ISQUIA. Pregúntenme en qué película me quedaría a vivir: en ¿Qué ocurrió entre mi padre y tu madre? (1972), quizá la (pen)última gran comedia de aroma clásico. Precioso hotel en Isquia con un director para llevárselo a casa, rica comida italiana con orquesta, bailar hasta el amanecer, bañarse desnudo en el mar, vivir una inesperada historia de amor, mudar de piel y ser otro más libre…
He vuelto a ver esa película a cuenta del centenario de Jack Lemmon (1925-2001), inolvidable como el estricto magnate norteamericano Wendell Armbruster III, que cae de su caballo de hierro al dejarse llevar por la vitalista y positiva Juliet Mills. Fue una de las siete comedias que Lemmon hizo con Billy Wilder, todas, menos la última –Aquí, un amigo (1981)–, extraordinarias.

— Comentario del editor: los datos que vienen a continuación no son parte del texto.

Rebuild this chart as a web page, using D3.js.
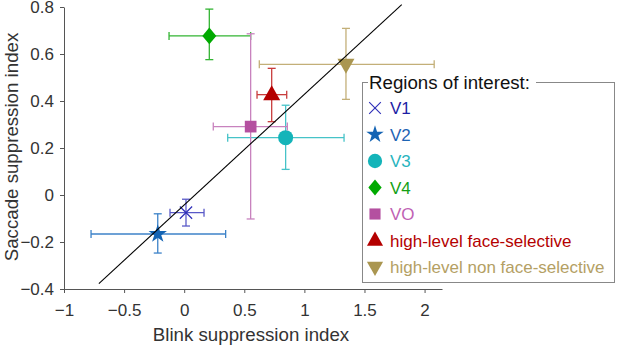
<!DOCTYPE html>
<html><head><meta charset="utf-8">
<script src="https://cdn.jsdelivr.net/npm/d3@7"></script>
<style>body{margin:0;background:#fff}svg{display:block;font-family:Arial,"Liberation Sans",sans-serif}</style>
</head><body>
<svg id="c" width="617" height="349"></svg>
<script>
const regions = ["V1","V2","V3","V4","VO","high-level face-selective","high-level non face-selective"];
const blink = [0.015,-0.22,0.844,0.209,0.553,0.728,1.346];
const blinkLo = [-0.118,-0.775,0.362,-0.126,0.242,0.606,0.625];
const blinkHi = [0.165,0.345,1.33,0.553,0.858,0.853,2.08];
const saccade = [-0.075,-0.166,0.244,0.677,0.291,0.427,0.556];
const saccadeLo = [-0.132,-0.247,0.109,0.576,-0.102,0.312,0.407];
const saccadeHi = [-0.018,-0.08,0.382,0.791,0.686,0.539,0.709];
const markers = ["x","star","circle","diamond","square","triangle","triangleDown"];
const markerColors = ["#3030b8","#1464b4","#14b4b9","#00aa00","#b450a0","#b40000","#aa9650"];
const barColors = ["#5a5ac8","#3c82c8","#46c3c8","#32b432","#c882be","#c83c3c","#c3af78"];
const textColors = ["#1e1ea5","#1e64b4","#28b4be","#14a014","#c062b4","#b40000","#b4a064"];
const xTicks = [-1,-0.5,0,0.5,1,1.5,2];
const yTicks = [-0.4,-0.2,0,0.2,0.4,0.6,0.8];
const diagX = [-0.71,1.81];
const diagY = [-0.377,0.81];

const svg = d3.select("#c");
const x = d3.scaleLinear().domain([-1,2.145]).range([64,442]);
const y = d3.scaleLinear().domain([-0.4,0.8]).range([289,7]);

const ax = svg.append("g").attr("transform","translate(0,289)")
  .call(d3.axisBottom(x).tickValues(xTicks).tickSize(4).tickSizeOuter(0).tickFormat(d=>d3.format("")(d)));
const ay = svg.append("g").attr("transform","translate(64,0)")
  .call(d3.axisLeft(y).tickValues(yTicks).tickSize(4).tickSizeOuter(0).tickFormat(d=>d3.format("")(d)));
[ax,ay].forEach(g=>{
  g.select(".domain").attr("stroke","#555");
  g.selectAll(".tick line").attr("stroke","#555");
  g.selectAll(".tick text").attr("fill","#333").style("font-size","17px").style("font-family","Arial,'Liberation Sans',sans-serif");
});
ax.selectAll(".tick text").attr("y",27).attr("dy",0);
ay.selectAll(".tick text").attr("x",-10).attr("dy","0.35em");

svg.append("text").attr("x",251).attr("y",341).attr("text-anchor","middle")
  .attr("fill","#333").style("font-size","18.7px").text("Blink suppression index");
svg.append("text").attr("transform","translate(18,147) rotate(-90)").attr("text-anchor","middle")
  .attr("fill","#333").style("font-size","18.7px").text("Saccade suppression index");

function poly(pts){ return {draw(ctx){ ctx.moveTo(pts[0][0],pts[0][1]); pts.slice(1).forEach(p=>ctx.lineTo(p[0],p[1])); ctx.closePath(); }}; }
const symMap = {
  x: d3.symbolTimes,
  star: d3.symbolStar,
  circle: d3.symbolCircle,
  square: d3.symbolSquare,
  diamond: poly([[0,-8.3],[7,0],[0,8.3],[-7,0]]),
  triangle: poly([[0,-9.5],[8.5,5.5],[-8.5,5.5]]),
  triangleDown: poly([[0,9.5],[8.5,-5.5],[-8.5,-5.5]])
};
const symSize = {x:100, star:105, circle:177, diamond:1, square:137, triangle:1, triangleDown:1};
function drawMarker(g, i, cx, cy, scale){
  const m = markers[i];
  const p = d3.symbol().type(symMap[m]).size(symSize[m])();
  const el = g.append("path").attr("d",p).attr("transform",`translate(${cx},${cy}) scale(${scale})`);
  if (m==="x") el.attr("fill","none").attr("stroke",markerColors[i]).attr("stroke-width",1.2);
  else el.attr("fill",markerColors[i]);
}

const cap = 4;
const pts = svg.append("g");
regions.forEach((r,i)=>{
  const g = pts.append("g");
  const c = barColors[i];
  const cx = x(blink[i]), cy = y(saccade[i]);
  g.append("line").attr("x1",x(blinkLo[i])).attr("x2",x(blinkHi[i])).attr("y1",cy).attr("y2",cy).attr("stroke",c).attr("stroke-width",1.3);
  [blinkLo[i],blinkHi[i]].forEach(v=>g.append("line").attr("x1",x(v)).attr("x2",x(v)).attr("y1",cy-cap).attr("y2",cy+cap).attr("stroke",c).attr("stroke-width",1.3));
  g.append("line").attr("x1",cx).attr("x2",cx).attr("y1",y(saccadeLo[i])).attr("y2",y(saccadeHi[i])).attr("stroke",c).attr("stroke-width",1.3);
  [saccadeLo[i],saccadeHi[i]].forEach(v=>g.append("line").attr("x1",cx-cap).attr("x2",cx+cap).attr("y1",y(v)).attr("y2",y(v)).attr("stroke",c).attr("stroke-width",1.3));
  drawMarker(g,i,cx,cy,1);
});

svg.append("line").attr("x1",x(diagX[0])).attr("y1",y(diagY[0])).attr("x2",x(diagX[1])).attr("y2",y(diagY[1]))
  .attr("stroke","#000").attr("stroke-width",1.1);

// legend
const lg = svg.append("g");
lg.append("rect").attr("x",362.5).attr("y",82.5).attr("width",252).attr("height",200).attr("fill","#fff").attr("stroke","#888").attr("stroke-width",1);
lg.append("rect").attr("x",368).attr("y",76).attr("width",168).attr("height",14).attr("fill","#fff");
lg.append("text").attr("x",369).attr("y",89).attr("fill","#111").style("font-size","18.7px").text("Regions of interest:");
regions.forEach((r,i)=>{
  const yy = 108 + i*26.5;
  drawMarker(lg,i,375,yy,0.95);
  lg.append("text").attr("x",390).attr("y",yy+6).attr("fill",textColors[i]).style("font-size","17px").text(r);
});
</script>
</body></html>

Y una de las once que impulsó con su productora, Jalem Productions.
Lo de ser hombre de orden, tipo republicano –él, que era demócrata–, y pasar a una causa progresista, lo haría luego más veces, notoria y trágicamente en El síndrome de China (James Bridges, 1979), drama proecologista, y, sobre todo, en Desaparecido (Constantin Costa-Gravas, 1982), como el padre yanqui que termina por admitir que su hijo ha sido víctima de la entente entre los golpistas chilenos y las autoridades norteamericanas. Con estas películas ganaría sendos premios de interpretación en Cannes.
DRAMÁTICO. Sin rastro de galán y con su apariencia de hombre del montón, Jack Lemmon fue el perfecto ejemplo de ese axioma sobre la mayor capacidad de los cómicos para hacer papeles dramáticos que a la inversa. Y es que bajo el humor suele traslucirse con frecuencia el drama (el patetismo, la tristeza), cosa que no sucede al revés. Ahí está su obra maestra con Billy Wilder, El apartamento (1960), y con su mejor partenaire femenina, Shirley McLaine, otra cómica dramática, director y actriz con los que repetiría en la parisina y chispeante Irma la dulce (1963).

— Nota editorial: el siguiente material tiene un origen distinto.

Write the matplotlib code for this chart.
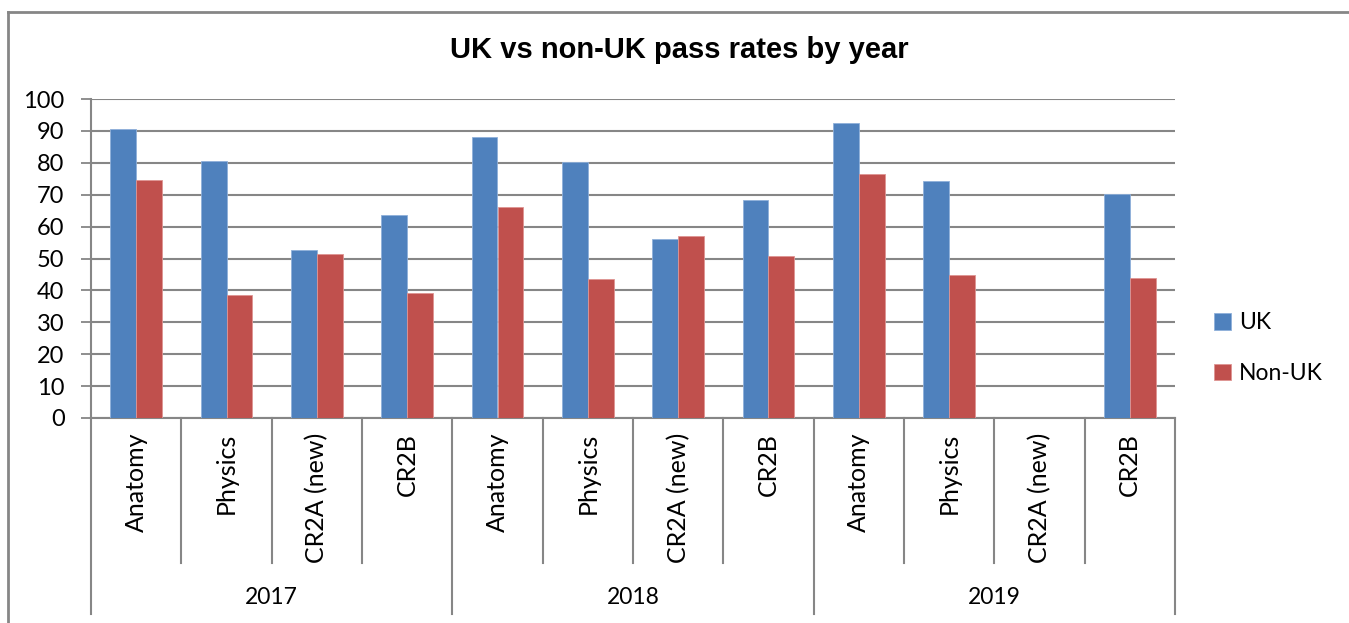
import numpy as np
import matplotlib.pyplot as plt
from matplotlib.lines import Line2D
import matplotlib.transforms as mtransforms

years = ['2017', '2018', '2019']
exams = ['Anatomy', 'Physics', 'CR2A (new)', 'CR2B']
uk = [90.7, 80.7, 52.8, 63.7,
      88.2, 80.2, 56.1, 68.2,
      92.5, 74.3, np.nan, 70.2]
non_uk = [74.5, 38.7, 51.5, 39.1,
          66.3, 43.7, 56.9, 50.7,
          76.5, 44.8, np.nan, 43.9]

blue = '#4F81BD'
red = '#C0504D'
grey = '#868686'
tick_font = 'Lato'

fig = plt.figure(figsize=(13.49, 6.23), dpi=100)
ax = fig.add_axes([91/1349, 1-418/623, (1175-91)/1349, (418-99)/623])

# outer chart frame (only top and left edges are visible in the reference)
fx, fy = 8/1349, 1-12/623
fig.lines.append(Line2D([fx, fx], [0, fy], transform=fig.transFigure, color=grey, lw=2))
fig.lines.append(Line2D([fx, 1], [fy, fy], transform=fig.transFigure, color=grey, lw=2))

x = np.arange(len(uk))
w = 1/3.5  # excel gap width 150%
ax.bar(x - w/2, uk, width=w, color=blue, edgecolor='#8FB0DA', lw=0.6, label='UK', zorder=3)
ax.bar(x + w/2, non_uk, width=w, color=red, edgecolor='#DE9593', lw=0.6, label='Non-UK', zorder=3)

ax.set_xlim(-0.5, len(uk) - 0.5)
ax.set_ylim(0, 100)
ax.set_yticks(range(0, 101, 10))
ax.tick_params(axis='y', direction='out', length=7, width=1.3, color=grey, labelsize=17, pad=12)
for lab in ax.get_yticklabels():
    lab.set_fontfamily(tick_font)
ax.set_xticks([])
ax.yaxis.grid(True, color=grey, lw=1.5, zorder=0)
ax.set_axisbelow(True)
for s in ['top', 'right']:
    ax.spines[s].set_visible(False)
for s in ['left', 'bottom']:
    ax.spines[s].set_color(grey)
    ax.spines[s].set_linewidth(1.5)

# multi-level category axis
trans = mtransforms.blended_transform_factory(ax.transData, ax.transAxes)
inner_depth = -(563-418)/319
outer_depth = -(614-418)/319
n_ex = len(exams)
for k in range(len(uk) + 1):
    xe = k - 0.5
    depth = outer_depth if k % n_ex == 0 else inner_depth
    ax.plot([xe, xe], [0, depth], transform=trans, color=grey, lw=1.5, clip_on=False)

for i in range(len(uk)):
    ax.text(i, -15/319, exams[i % n_ex], transform=trans, rotation=90, ha='center', va='top',
            fontsize=18, family=tick_font)
for j, yr in enumerate(years):
    ax.text(j*n_ex + (n_ex-1)/2, -(597-418)/319, yr, transform=trans, ha='center', va='center',
            fontsize=16.5, family=tick_font)

fig.text(679/1349, 1-50/623, 'UK vs non-UK pass rates by year', ha='center', va='center',
         fontsize=21, fontweight='bold', family='Liberation Sans')

fig.legend(loc='center left', bbox_to_anchor=(1214/1349, 1-348/623), frameon=False,
           prop={'family': tick_font, 'size': 16.5}, handlelength=0.75, handleheight=0.75,
           handletextpad=0.35, labelspacing=1.3, borderpad=0, borderaxespad=0)

plt.savefig('out.png', dpi=100)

Lemmon bordó un personaje dramático con el empresario fraudulento de Salvad al tigre (John G. Avildsen, 1973), su segundo oscar. El primero, como secundario y al inicio de su carrera, lo ganó con el marinero de Escala en Hawai (John Ford, 1955).
Jack Lemmon fue el perfecto ejemplo de ese axioma sobre la mayor capacidad de los cómicos para hacer papeles dramáticos que a la inversa
Formado en el teatro serio y con el método Stanislavski de Uta Hagen, Lemmon andaba preocupado en sus comienzos con su encasillamiento en la comedia. Entonces, y al igual que en el caso de Salvad al tigre, produjo con Jalem, y con toda intención, Días de vino y rosas (Blake Edwards, 1962), terrible drama sobre el alcoholismo que a él mismo le alcanzaría en los años 70. Con Edwards y con el pérfido profesor Fate (y también con Jalem Productions) se sacaría la espina en la regocijante La carrera del siglo (1965), en la que se afanaba en la ruina del blanquísimo –¡esos destellos de su dentadura!– Tony Curtis.

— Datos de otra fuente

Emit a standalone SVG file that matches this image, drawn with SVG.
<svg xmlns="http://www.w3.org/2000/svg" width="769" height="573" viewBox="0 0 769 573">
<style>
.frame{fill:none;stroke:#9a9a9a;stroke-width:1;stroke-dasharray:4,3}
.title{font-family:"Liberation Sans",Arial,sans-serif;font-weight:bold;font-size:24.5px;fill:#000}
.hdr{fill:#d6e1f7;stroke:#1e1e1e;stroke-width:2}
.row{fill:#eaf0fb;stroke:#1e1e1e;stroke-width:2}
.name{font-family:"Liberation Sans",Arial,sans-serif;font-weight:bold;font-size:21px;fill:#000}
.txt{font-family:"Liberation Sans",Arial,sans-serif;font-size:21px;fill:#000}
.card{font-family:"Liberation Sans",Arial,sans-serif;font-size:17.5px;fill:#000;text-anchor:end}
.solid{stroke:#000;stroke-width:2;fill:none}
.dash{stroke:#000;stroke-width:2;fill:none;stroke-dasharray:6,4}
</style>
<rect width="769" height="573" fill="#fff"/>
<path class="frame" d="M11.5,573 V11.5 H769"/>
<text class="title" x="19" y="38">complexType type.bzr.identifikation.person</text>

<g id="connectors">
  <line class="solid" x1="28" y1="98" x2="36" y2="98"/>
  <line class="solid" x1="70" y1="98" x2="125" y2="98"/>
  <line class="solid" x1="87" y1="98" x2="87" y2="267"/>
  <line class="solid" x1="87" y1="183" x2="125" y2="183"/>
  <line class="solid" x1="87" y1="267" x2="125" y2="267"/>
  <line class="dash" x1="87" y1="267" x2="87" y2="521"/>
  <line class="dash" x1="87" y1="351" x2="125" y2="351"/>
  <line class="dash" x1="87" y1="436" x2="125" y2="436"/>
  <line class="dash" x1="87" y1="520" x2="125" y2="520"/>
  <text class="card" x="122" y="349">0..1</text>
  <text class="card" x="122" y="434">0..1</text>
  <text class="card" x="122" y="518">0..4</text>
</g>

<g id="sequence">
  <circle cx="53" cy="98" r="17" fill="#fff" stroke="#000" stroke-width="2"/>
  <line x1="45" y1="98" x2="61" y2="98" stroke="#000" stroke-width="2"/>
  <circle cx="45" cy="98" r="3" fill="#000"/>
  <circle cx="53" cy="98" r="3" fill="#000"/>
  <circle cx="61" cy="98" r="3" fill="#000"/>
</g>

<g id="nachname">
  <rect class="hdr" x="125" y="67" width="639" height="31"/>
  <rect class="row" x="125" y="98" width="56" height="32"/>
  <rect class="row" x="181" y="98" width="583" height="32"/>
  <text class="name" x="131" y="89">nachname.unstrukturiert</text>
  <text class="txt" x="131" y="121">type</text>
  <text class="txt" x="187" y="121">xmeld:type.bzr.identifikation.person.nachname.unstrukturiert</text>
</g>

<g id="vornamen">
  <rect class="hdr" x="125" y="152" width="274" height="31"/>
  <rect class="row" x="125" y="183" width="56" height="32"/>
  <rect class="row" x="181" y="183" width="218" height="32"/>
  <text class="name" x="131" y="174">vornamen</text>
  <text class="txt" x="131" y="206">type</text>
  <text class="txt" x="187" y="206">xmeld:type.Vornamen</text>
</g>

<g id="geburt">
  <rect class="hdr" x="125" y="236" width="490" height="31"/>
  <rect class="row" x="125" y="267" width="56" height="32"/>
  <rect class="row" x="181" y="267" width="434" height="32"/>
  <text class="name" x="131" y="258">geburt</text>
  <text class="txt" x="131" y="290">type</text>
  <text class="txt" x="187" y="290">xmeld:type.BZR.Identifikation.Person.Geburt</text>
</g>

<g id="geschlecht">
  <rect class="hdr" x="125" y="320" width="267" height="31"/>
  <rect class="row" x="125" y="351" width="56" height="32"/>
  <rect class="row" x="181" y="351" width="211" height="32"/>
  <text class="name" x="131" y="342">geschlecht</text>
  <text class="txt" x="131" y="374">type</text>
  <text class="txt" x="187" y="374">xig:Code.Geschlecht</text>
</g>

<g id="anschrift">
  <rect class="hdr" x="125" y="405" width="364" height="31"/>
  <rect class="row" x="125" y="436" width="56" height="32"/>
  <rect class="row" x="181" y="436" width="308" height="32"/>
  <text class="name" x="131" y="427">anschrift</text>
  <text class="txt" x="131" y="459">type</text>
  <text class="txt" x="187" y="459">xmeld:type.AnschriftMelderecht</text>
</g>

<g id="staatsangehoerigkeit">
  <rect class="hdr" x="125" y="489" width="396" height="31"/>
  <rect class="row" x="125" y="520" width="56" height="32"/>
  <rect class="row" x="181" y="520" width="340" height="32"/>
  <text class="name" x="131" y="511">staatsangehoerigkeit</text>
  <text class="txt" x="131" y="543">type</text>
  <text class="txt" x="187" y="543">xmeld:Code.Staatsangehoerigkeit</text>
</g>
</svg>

MATTHAU. Curtis, centenario también este año, y Jack Lemmon ya habían andado a la greña, saxofón y contrabajo mediante, como los músicos/as Joe/Josephine y Jerry/Daphne, perseguidores de Marilyn "Sugar" Monroe y su ukelele y perseguidos por la mafia en Florida, en esa comedia desopilante y pionera del travestismo cinematográfico que fue Con faldas y a lo loco (Billy Wilder, 1958). ¡Qué tangos se marca "Daphne" con el libidinoso millonario Osgood Fielding III!
La "pareja de baile" por excelencia de Lemmon fue el narigudo Walter Matthau, su amigo durante cuarenta años y once películas. Wilder, again, los volvió a unir en la sátira periodística Primera plana (1974), pero fue él quien había dado con la clave en En bandeja de plata (1966): un Matthau tramposo y malvado y un Lemmon como su víctima propiciatoria. Esa fórmula se consagraría con La extraña pareja (Gene Sacks, 1968), parodia matrimonial escrita por el infalible Neil Simon. Lo dicho:
si desaparezco, búsquenme en Isquia.